When we got to the top the entire group was hanging around chatting and there was no pressure to hurry up and continue.  Jack gently refused to let me leave and after eating and taking a rest I decided to continue.  As we started the more rocky trail and we switched to a faster hike/occasional run I felt better.  The rest of the run was a blast and the views from the top of Mansfield were incredible.  After making it back to the parking lot we took a quick dip and all met at the local store for sandwiches and ice creams.  The total trip took 6.5 hours and was a blast. 

View from the top of Mt.
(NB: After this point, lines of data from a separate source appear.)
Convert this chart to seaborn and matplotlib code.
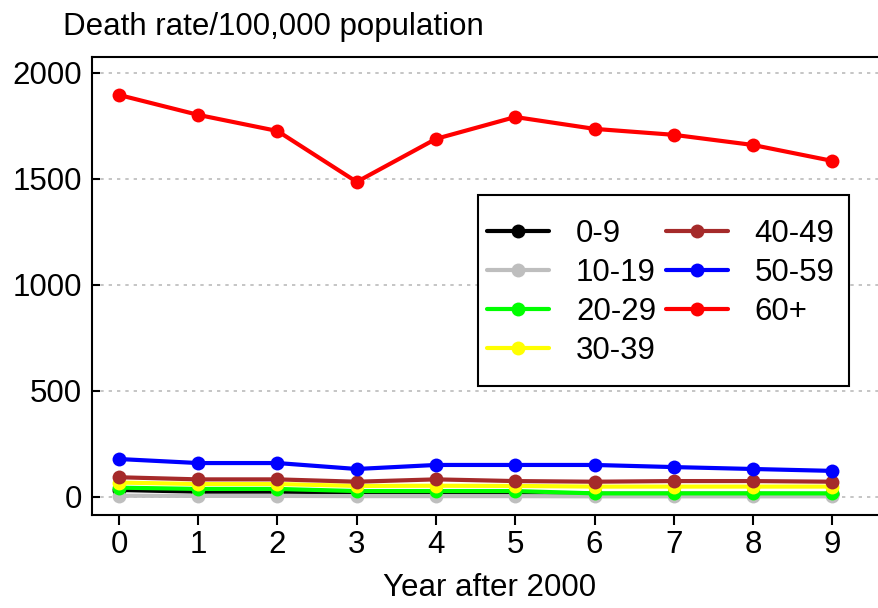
import numpy as np
import pandas as pd
import matplotlib
matplotlib.use("Agg")
import matplotlib.pyplot as plt
from matplotlib.patches import Rectangle
import seaborn as sns

# values (deaths per 100,000)
years = [0, 1, 2, 3, 4, 5, 6, 7, 8, 9]
groups = ["0-9", "10-19", "20-29", "30-39", "40-49", "50-59", "60+"]
age_0_9 = [33, 25, 25, 22, 22, 20, 15, 15, 15, 14]
age_10_19 = [6, 5, 5, 4, 4, 4, 3, 3, 3, 3]
age_20_29 = [44, 38, 38, 28, 28, 28, 17, 17, 17, 17]
age_30_39 = [68, 61, 61, 52, 53, 52, 49, 49, 49, 49]
age_40_49 = [93, 83, 83, 72, 83, 75, 72, 75, 75, 72]
age_50_59 = [179, 160, 160, 132, 151, 151, 151, 141, 132, 123]
age_60_plus = [1896, 1802, 1726, 1486, 1689, 1792, 1736, 1708, 1660, 1585]
colors = ["black", "#bebebe", "#00ff00", "#ffff00", "#a52a2a", "#0000ff", "#ff0000"]

series = [age_0_9, age_10_19, age_20_29, age_30_39, age_40_49, age_50_59, age_60_plus]
df = pd.DataFrame({
    "year": years * len(groups),
    "rate": np.concatenate(series),
    "group": np.repeat(groups, len(years)),
})

sns.set_style("white")
plt.rcParams["font.family"] = ["Liberation Sans", "DejaVu Sans"]
plt.rcParams["text.color"] = "black"
plt.rcParams["xtick.color"] = "black"
plt.rcParams["ytick.color"] = "black"
plt.rcParams["axes.labelcolor"] = "black"

fs = 22.5
W, H = 879, 608
fig = plt.figure(figsize=(8.79, 6.08), dpi=100)
ax = fig.add_axes([92 / W, 1 - 515 / H, 1 - 92 / W + 0.01, (515 - 57) / H])

sns.lineplot(data=df, x="year", y="rate", hue="group", hue_order=groups,
             palette=colors, marker="o", markersize=10, markeredgewidth=0,
             linewidth=3.0, ax=ax, legend=False)

ax.set_xlim(-0.34, 9.7)
ax.set_ylim(-85, 2075)
ax.set_xticks(years)
ax.set_yticks([0, 500, 1000, 1500, 2000])
ax.yaxis.grid(True, linestyle=(0, (2, 3)), color="#bbbbbb", linewidth=1.2)
ax.set_axisbelow(True)
ax.tick_params(axis="x", direction="out", length=7.5, width=1.5, labelsize=fs,
               bottom=True, pad=3)
ax.tick_params(axis="y", direction="in", length=5.5, width=1.5, labelsize=fs,
               left=True, pad=7)
for side in ["left", "bottom", "top"]:
    ax.spines[side].set_color("black")
    ax.spines[side].set_linewidth(1.5)
ax.spines["right"].set_visible(False)
ax.set_xlabel("Year after 2000", fontsize=fs, labelpad=10)
ax.set_ylabel("")

fig.text(63 / W, 1 - 27 / H, "Death rate/100,000 population", fontsize=fs,
         ha="left", va="center")

# legend box (white, black border) with a frameless legend on top
ax.add_patch(Rectangle((478 / W, 1 - 386 / H), 371 / W, 191 / H,
                       transform=fig.transFigure, facecolor="white",
                       edgecolor="black", linewidth=1.5, zorder=4.5,
                       clip_on=False))
handles = [plt.Line2D([], [], color=c, marker="o", markersize=10, markeredgewidth=0,
                      linewidth=3.0) for c in colors]
leg = fig.legend(handles, groups, ncol=2, fontsize=fs, loc="upper left",
                 bbox_to_anchor=(487 / W, 1 - 219 / H),
                 frameon=False, handlelength=2.0, columnspacing=0.3,
                 labelspacing=0.29, borderpad=0, handletextpad=0.85,
                 borderaxespad=0)
leg.set_zorder(5)

fig.savefig("out.png", dpi=100)
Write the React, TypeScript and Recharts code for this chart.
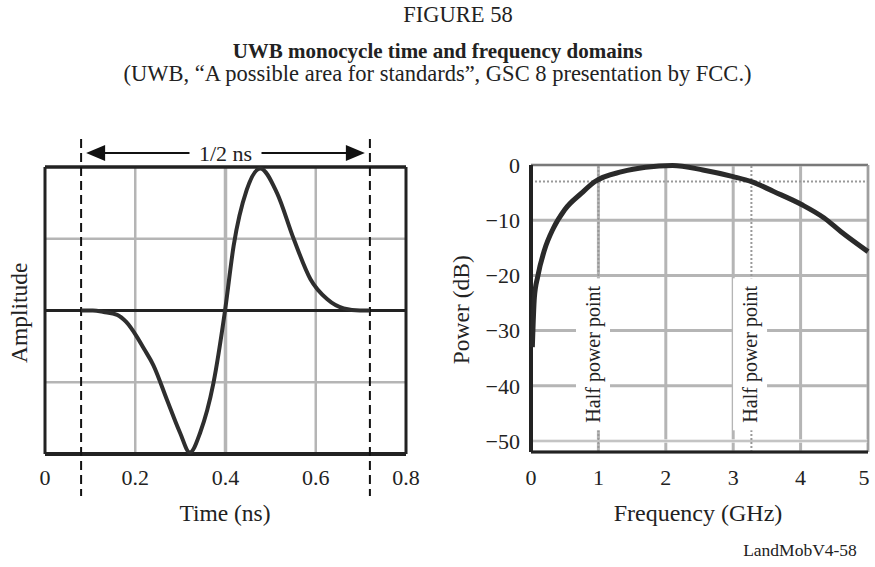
import React from 'react';
import { LineChart, Line, XAxis, YAxis, CartesianGrid, ReferenceLine, ReferenceDot } from 'recharts';

// time domain (monocycle)
const timeNs = [0.08, 0.106, 0.13, 0.16, 0.18, 0.203, 0.22, 0.24, 0.27, 0.299, 0.321, 0.344, 0.373, 0.399, 0.418, 0.447, 0.477, 0.514, 0.551, 0.588, 0.625, 0.662, 0.698, 0.72];
const amplitude = [0, 0, -0.01, -0.03, -0.08, -0.18, -0.27, -0.38, -0.62, -0.85, -0.99, -0.85, -0.51, 0, 0.45, 0.84, 0.99, 0.82, 0.5, 0.22, 0.08, 0.015, 0, 0];
const timeTicks = [0, 0.2, 0.4, 0.6, 0.8];
const pulseWindow = [0.08, 0.72];

// frequency domain
const freqGHz = [0.02, 0.05, 0.1, 0.2, 0.33, 0.5, 0.75, 0.95, 1.35, 1.7, 2.1, 2.55, 3.0, 3.27, 3.6, 4.02, 4.35, 4.6, 5.0];
const powerDb = [-33, -24, -20.2, -15.4, -11.5, -8.1, -5.1, -3.0, -1.2, -0.4, -0.1, -0.9, -2.1, -3.0, -4.8, -7.2, -9.6, -12.1, -15.7];
const freqTicks = [0, 1, 2, 3, 4, 5];
const powerTicks = [0, -10, -20, -30, -40, -50];
const halfPowerFreqs = [1, 3.27];
const halfPowerLabelX = [0.92, 3.25];
const halfPowerDb = -3;

const pulseData = timeNs.map((t, i) => ({ t, a: amplitude[i] }));
const spectrumData = freqGHz.map((f, i) => ({ f, p: powerDb[i] }));

const FONT = '"Liberation Serif", "Times New Roman", serif';
const GRID = '#b5b5b5';
const INK = '#222';
const tickStyle = { fontSize: 22, fill: INK, fontFamily: FONT };

const minus = (v: number) => (v < 0 ? `\u2212${-v}` : `${v}`);

// last frequency label sits a little inside the frame, as in the original
function FreqTick(props: any) {
  const { x, y, payload } = props;
  const shift = payload.value === freqTicks[freqTicks.length - 1] ? -4 : 0;
  return (
    <text x={x + shift} y={y} dy="0.71em" textAnchor="middle" fontSize={22} fontFamily={FONT} fill={INK}>
      {payload.value}
    </text>
  );
}

function HalfPowerLabel(props: any) {
  const { cx, cy } = props;
  return (
    <g>
      <rect x={cx - 17} y={cy - 76} width={34} height={152} fill="#fff" />
      <text
        x={cx}
        y={cy}
        transform={`rotate(-90 ${cx} ${cy})`}
        textAnchor="middle"
        dominantBaseline="central"
        fontSize={20}
        fontFamily={FONT}
        fill={INK}
      >
        Half power point
      </text>
    </g>
  );
}

function WindowArrow(props: any) {
  const { x1, x2, y1 } = props;
  const left = Math.min(x1, x2);
  const right = Math.max(x1, x2);
  const y = y1 - 14;
  const mid = (left + right) / 2;
  return (
    <g>
      <line x1={left + 20} x2={right - 20} y1={y} y2={y} stroke="#111" strokeWidth={2} />
      <polygon points={`${left + 5},${y} ${left + 24},${y - 8} ${left + 24},${y + 8}`} fill="#111" />
      <polygon points={`${right - 5},${y} ${right - 24},${y - 8} ${right - 24},${y + 8}`} fill="#111" />
      <rect x={mid - 36} y={y - 12} width={72} height={24} fill="#fff" />
      <text x={mid} y={y} textAnchor="middle" dominantBaseline="central" fontSize={22} fontFamily={FONT} fill={INK}>
        1/2 ns
      </text>
    </g>
  );
}

function DashedWindow(props: any) {
  const { x1, y1, y2 } = props;
  const top = Math.min(y1, y2);
  const bottom = Math.max(y1, y2);
  return <line x1={x1} x2={x1} y1={top - 28} y2={bottom + 42} stroke="#111" strokeWidth={2} strokeDasharray="9 5" />;
}

const text = (extra: React.CSSProperties): React.CSSProperties => ({
  position: 'absolute',
  fontFamily: FONT,
  color: INK,
  lineHeight: 1,
  whiteSpace: 'nowrap',
  ...extra,
});

export default function App() {
  return (
    <div style={{ position: 'absolute', left: 0, top: 0, width: 875, height: 567, background: '#fff', overflow: 'hidden' }}>
      <div style={text({ left: 358, width: 200, top: 4, textAlign: 'center', fontSize: 22.5 })}>FIGURE 58</div>
      <div style={text({ left: 0, width: 875, top: 41, textAlign: 'center', fontSize: 21, fontWeight: 'bold' })}>
        UWB monocycle time and frequency domains
      </div>
      <div style={text({ left: 0, width: 875, top: 63, textAlign: 'center', fontSize: 22.5 })}>
        (UWB, “A possible area for standards”, GSC 8 presentation by FCC.)
      </div>

      {/* time domain */}
      <div style={{ position: 'absolute', left: 0, top: 130 }}>
        <LineChart width={420} height={400} data={pulseData} margin={{ top: 37, right: 14, left: 45, bottom: 0 }}>
          <XAxis
            dataKey="t"
            type="number"
            domain={[0, 0.8]}
            ticks={timeTicks}
            axisLine={false}
            tickLine={false}
            tickMargin={9}
            height={76}
            tick={tickStyle}
          />
          <YAxis hide width={0} type="number" domain={[-1, 1]} />
          <ReferenceLine x={0.2} stroke={GRID} strokeWidth={2.5} />
          <ReferenceLine x={0.4} stroke={GRID} strokeWidth={3.5} />
          <ReferenceLine x={0.6} stroke={GRID} strokeWidth={2.5} />
          <ReferenceLine y={0.5} stroke={GRID} strokeWidth={2.5} />
          <ReferenceLine y={-0.5} stroke={GRID} strokeWidth={2.5} />
          <ReferenceLine y={0} stroke="#222" strokeWidth={3} />
          <ReferenceLine y={1} stroke="#222" strokeWidth={3.5} />
          <ReferenceLine y={-1} stroke="#222" strokeWidth={4} />
          <ReferenceLine x={0} stroke="#222" strokeWidth={3} />
          <ReferenceLine x={0.8} stroke="#222" strokeWidth={3} />
          {pulseWindow.map((x) => (
            <ReferenceLine key={x} x={x} ifOverflow="visible" shape={DashedWindow} />
          ))}
          <ReferenceLine
            segment={[{ x: pulseWindow[0], y: 1 }, { x: pulseWindow[1], y: 1 }]}
            ifOverflow="visible"
            shape={WindowArrow}
          />
          <Line type="monotone" dataKey="a" stroke="#2e2e2e" strokeWidth={4} dot={false} isAnimationActive={false} />
        </LineChart>
      </div>
      <div style={text({ left: 125, width: 200, top: 502, textAlign: 'center', fontSize: 23.5 })}>Time (ns)</div>
      <div style={text({ left: -80, width: 200, top: 301, textAlign: 'center', fontSize: 23.5, transform: 'rotate(-90deg)' })}>
        Amplitude
      </div>

      {/* frequency domain */}
      <div style={{ position: 'absolute', left: 440, top: 130 }}>
        <LineChart width={435} height={400} data={spectrumData} margin={{ top: 35, right: 7, left: 0, bottom: 0 }}>
          <CartesianGrid stroke={GRID} strokeWidth={3} />
          <XAxis
            dataKey="f"
            type="number"
            domain={[0, 5]}
            ticks={freqTicks}
            axisLine={false}
            tickLine={false}
            tickMargin={11}
            height={78}
            tick={FreqTick}
            interval={0}
          />
          <YAxis
            type="number"
            domain={[-52, 0]}
            ticks={powerTicks}
            axisLine={false}
            tickLine={false}
            tickMargin={5}
            width={91}
            tick={tickStyle}
            tickFormatter={minus}
          />
          <ReferenceLine y={-50} stroke="#fff" strokeWidth={3} />
          <ReferenceLine y={-50} stroke="#c4c4c4" strokeWidth={2} />
          <ReferenceLine y={halfPowerDb} stroke="#999" strokeWidth={2} strokeDasharray="2 2" />
          {halfPowerFreqs.map((x) => (
            <ReferenceLine key={x} x={x} stroke="#999" strokeWidth={2} strokeDasharray="2 2" />
          ))}
          {halfPowerLabelX.map((x) => (
            <ReferenceDot key={x} x={x} y={-34.3} ifOverflow="visible" shape={HalfPowerLabel} />
          ))}
          <ReferenceLine y={0} stroke="#666" strokeWidth={1.5} />
          <ReferenceLine x={5} stroke="#999" strokeWidth={1.5} />
          <ReferenceLine y={-52} stroke="#222" strokeWidth={3} />
          <ReferenceLine x={0} stroke="#222" strokeWidth={4} />
          <Line type="monotone" dataKey="p" stroke="#2a2a2a" strokeWidth={5} dot={false} isAnimationActive={false} />
        </LineChart>
      </div>
      <div style={text({ left: 598, width: 200, top: 501, textAlign: 'center', fontSize: 24 })}>Frequency (GHz)</div>
      <div style={text({ left: 362, width: 200, top: 298, textAlign: 'center', fontSize: 23.5, transform: 'rotate(-90deg)' })}>
        Power (dB)
      </div>

      <div style={text({ left: 700, width: 200, top: 542, textAlign: 'center', fontSize: 17.5 })}>LandMobV4-58</div>
    </div>
  );
}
Mansfield
Todd coming down one of the ladders
This last week we spent at the beach in Ogunquit Maine.  Since I'm not much of a beach goer I spent most of the early part of the days riding my bike and going for short runs.  I discovered some great roads right outside of town and really enjoyed riding.  Right now I'm having a little bit of a hard time finding the motivation to run.  The biking really helps break it up a bit.  In the evenings we had a blast goofing around, going to nice restaurants and partaking in a drink or two.



Today for my long run Jack had instructed me to run 30 miles of "Big Hills".  He wanted me to do some mountain hiking/running to help prepare me for the upcoming race.  I couldn't find anybody who wanted to join me for a Pemi-loop of in the presi's so I decided to go to Pats Peak. 

I've posted here before about running there.  The Mountain Bike course is 5.15 miles and each loop has about 1000 ft of elevation.  Not as tough as the White Mountains, but I figured it would do.  The plan was to do 6 loops.  I have never done more than 4 so I knew it would be a big undertaking.  I started off well, running the entire first loop, but I quickly knew that it wasn't in me to do the full pull.  I ended up doing 3.5 loops plus a power hike up the steep access road.  It came to a little more than 20 miles and took me almost 4 hours.  I called it a day and for the first time in a long time I actually listened to my body and didn't push it.

So its time to taper, rest my tired body and get ready to take on the altitude in Colorado.  Part three of the Potentially Painful Summer, here I come!